The pre-fall 2022 collection, unveiled Monday, was completed and photographed before Abloh’s passing on Nov.28, 2021, according to Vuitton.
Michael Burke, Vuitton’s chairman and chief executive officer, told WWD earlier that the brand’s fall 2022 collection, to be shown next January during Paris Men’s Fashion Week, was already 95 percent complete by the time Abloh died. Hence that will truly be Abloh’s final collection for the brand.
The pre-collection continues the idea of “boyhood ideology,” a term Abloh developed when he introduced his first pre-collection at the house.
“What makes men’s wear? Boys do. I believe that building blocks stacked upon each other through our lives form the narrative of what defines men’s wear. My work today bears evidence of everything that happened to me in my past: how I was brought up, educated, and how I evolved,” he said at the time.
The result is a wardrobe that’s a mix of traditional men’s wear concepts for a new generation of luxury consumers.

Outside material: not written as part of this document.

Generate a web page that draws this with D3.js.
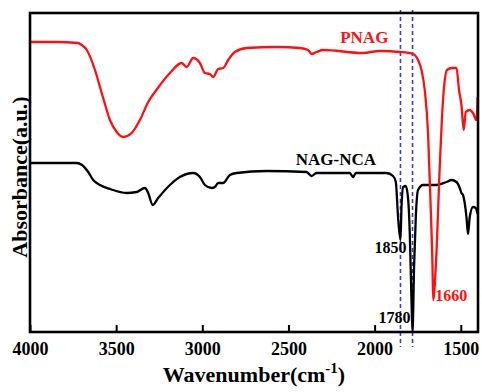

Tailorings come with relaxed cuts and details usually seen in women’s wear design, while the sportswear offerings are elevated with premium fabrics such as fur, leather and silk.
Standout pieces include a jacket with mountain and river motifs and the brand’s signature Damier pattern fading out into tiny fragments revealing miniature LV logos; a padded vest with white mink cut in the shape for XL monograms; bee hats and veils with graffiti graphics designed by the Milan-based tattoo artist Ghusto Leon, and pieces with faded paisley and monogram patterns, which were first introduced in the brand’s fall 2022 collection.